Global/Young Journalist Award

Zuha Siddiqui, Young Journalist Award finalist 2023

Zuha Siddiqui from Pakistan is a labour and tech reporting fellow for the global non-profit publication Rest of World. She’s one of three finalists nominated for the Thomson Foundation’s Young Journalist Award 2023. 

Zuha, who is 29, has worked as a journalist for five years and says her stories overwhelmingly focus on holding government bodies to account. 

For her investigation published by VICE news into the link between environmental pollution and the deaths of 16 children and three adults in Karachi, Zuha interviewed one man whose wife and three children had died within days of getting sick.  
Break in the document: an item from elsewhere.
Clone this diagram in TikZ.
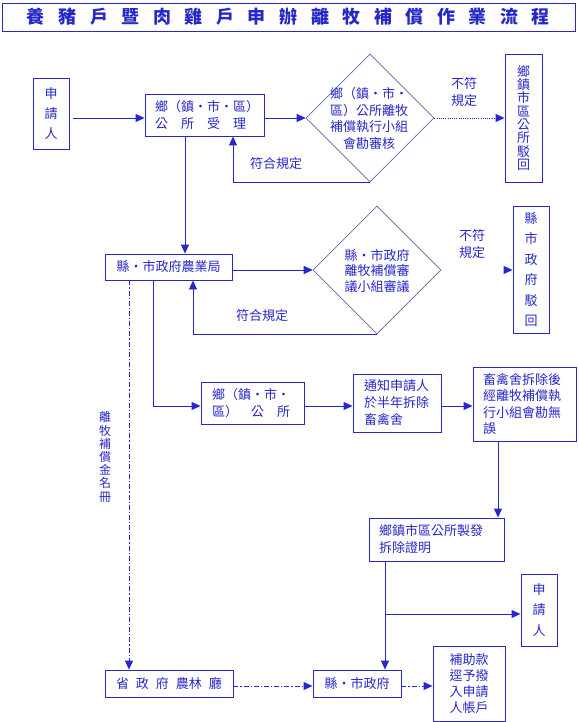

These aren’t stories I necessarily like to tell because reporting them is a deeply uncomfortable experience, both for me and for the sources that I end up interviewing. But these are stories I have to tell because it is my responsibility as a journalist to do so,” says Zuha.  

...having [these stories] recognised and appreciated has made me more resolute and dogged in my approach to reporting.

Zuha Siddiqui

“The stories that I inevitably end up telling are about the human cost of macroeconomic policies and decisions taking place at the government or policy level far, far removed from the towns, the neighbourhoods and the fields where the aftershocks of these policies are felt,” says Zuha.

The ability to humanise the big picture and connect to audiences is a technique used to great effect in her story for Rest of World on the long-range impact of internet shutdowns with young tech workers threatening to leave Pakistan. 

The judging panel

The shortlist is judged by an external panel from the Foreign Press Association Awards. This year’s panel are journalists Marcela Gutiérrez Bobadilla (W Radio, Mexico), Tristan de Bourbon-Parme (La Libre Belgique, Belgium), and Antonella Zangaro (il Giornale, Italy).    

The panel says Zuha’s stories have ‘emotional impact’. “She interviewed the most affected people and gave a human face to air pollution, climate change and the shutdown of the internet in Pakistan.” 

Zuha says being nominated ‘is incredibly inspiring’. “These stories are important and having them recognised and appreciated has encouraged me to remain dogged and resolute in my approach to reporting,” says Zuha.

About the Young Journalist Award

In partnership with the UK Foreign Press Association (FPA), the annual award is open to journalists aged 30 and under, from countries with a Gross National Income (GNI) per capita of less than US$20,000.   

Each entrant needs to submit a portfolio of three published pieces of work produced in the 12 months preceding the deadline for submissions which was August 11th, 2023.  

The winner will be announced at the Foreign Press Association Awards in London, UK on November 20, 2023.